The seventeenth and final conference on the Caribbean sponsored by the University of Florida was to evaluate the area’s situation in the present and to consider possible trends for the future. To do so six topics were chosen: political capacity, economic potential, social patterns, cultural influences, international position, and bibliography and references. The twenty participants (bankers, businessmen, professors, government bureaucrats, representatives of private foundations, and diplomats) could hardly succeed in such an ambitious project.
Two factors militated against them: 1) their papers had to be read; and 2) the definition of the Caribbean was too broad (Mexico, Central America, Colombia, Venezuela, and the independent islands) to allow adequate coverage for each of the six topics. The listener cannot absorb much hard-core data, and the authors mercifully left out statistical items, relegating them to tables which were added to the papers without enough textual explanation of their significance. As would be expected, most authors gave up the idea of covering every nation in the Caribbean and concentrated on those of Hispanic origin. The few authors who covered the non-Hispanic nations added invaluable information, indicating that generalizations about the pernicious effects of Spanish domination are also applicable to countries under the aegis of other powers.

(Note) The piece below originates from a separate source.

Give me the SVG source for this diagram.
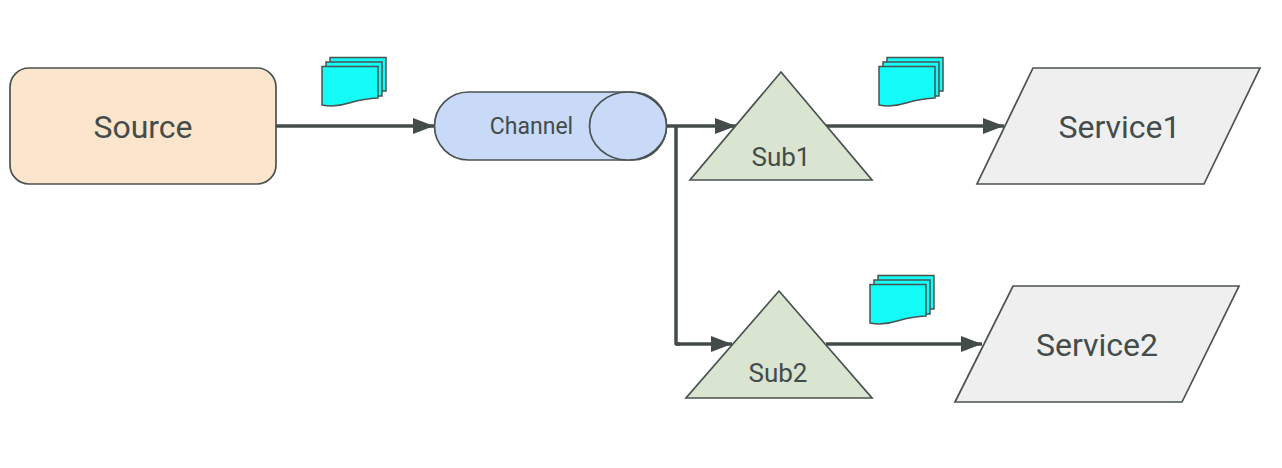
<svg xmlns="http://www.w3.org/2000/svg" width="1282" height="468" viewBox="0 0 1282 468">
<style>
text{font-family:"Roboto","Open Sans","Liberation Sans",sans-serif;fill:#434c4a;text-anchor:middle}
.s{stroke:#4a5250;stroke-width:1.7}
.c{fill:none;stroke:#434c4a;stroke-width:3.500;stroke-linejoin:round}
.doc{fill:#14fbf7;stroke:#4a5250;stroke-width:1.500}
.big{font-size:32px}
.mid{font-size:23px}
.sub{font-size:26px}
</style>
<defs>
<marker id="a" markerUnits="userSpaceOnUse" markerWidth="22" markerHeight="18" refX="21" refY="8" orient="auto"><path d="M0 0L21 8L0 16Z" fill="#434c4a"/></marker>
<g id="stack">
<path class="doc" d="M8 -1.500H64V32H8Z"/>
<path class="doc" d="M4 3H60V37H4Z"/>
<path class="doc" d="M0 7.500H56V39C42 39.500 34 42 27 44C18 47 8 47.500 0 46Z"/>
</g>
</defs>
<g id="connectors">
<path class="c" marker-end="url(#a)" d="M276 126H434"/>
<path class="c" marker-end="url(#a)" d="M667 126H736"/>
<path class="c" d="M676 126V344H680"/>
<path class="c" marker-end="url(#a)" d="M676 344H732"/>
<path class="c" marker-end="url(#a)" d="M826 126H1004"/>
<path class="c" marker-end="url(#a)" d="M826 344H982"/>
</g>
<g id="source"><rect class="s" x="10" y="68" width="266" height="116" rx="19" fill="#fce5cd"/><text class="big" x="143" y="138">Source</text></g>
<g id="channel"><rect class="s" x="434.500" y="92" width="232" height="68" rx="34" fill="#c9daf8"/><ellipse class="s" cx="628" cy="126" rx="38.500" ry="34" fill="#c9daf8"/><text class="mid" x="531.500" y="134">Channel</text></g>
<g id="sub1"><path class="s" d="M781 72L872 180H690Z" fill="#d9e4d1"/><text class="sub" x="781" y="166">Sub1</text></g>
<g id="sub2"><path class="s" d="M779 291L872 398H686Z" fill="#d9e4d1"/><text class="sub" x="778" y="382">Sub2</text></g>
<g id="service1"><path class="s" d="M1033 68H1260L1204 184H977Z" fill="#efefef"/><text class="big" x="1119.500" y="138">Service1</text></g>
<g id="service2"><path class="s" d="M1013 286H1239L1182 402H955Z" fill="#efefef"/><text class="big" x="1097" y="356">Service2</text></g>
<g id="docs1"><use href="#stack" x="322" y="59"/></g>
<g id="docs2"><use href="#stack" x="879" y="59"/></g>
<g id="docs3"><use href="#stack" x="870" y="277"/></g>
</svg>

This is not to say that the volume is worthless. The editor’s introduction and the three essays in the section on political capacity are thought-provoking. Matio Mory’s paper on education and development planning, Margarita Macaya’s on the role of women, Robert Wool’s assessment of the artistic climate in Latin America, and sections of other papers give value to this volume. Although John N. Plank calls for a bold and imaginative approach to United States
foreign policy, he himself comes up with only a warmed-over and expanded version of the Roosevelt Corollary. Still his essay is important because it points out the premises on which neoimperialism might be built.
The biographical list of contributors is helpful. There is no index, and the section on bibliography and references should have included an essay which contained more than stitches of direct quotations. Two typographical errors should be pointed out: the Catholic Church (about which little is said throughout) did not lose its wealth in 1784, but in 1874; and Venezuelan civil marriage was legalized in 1873, not in 1783 (p. 117).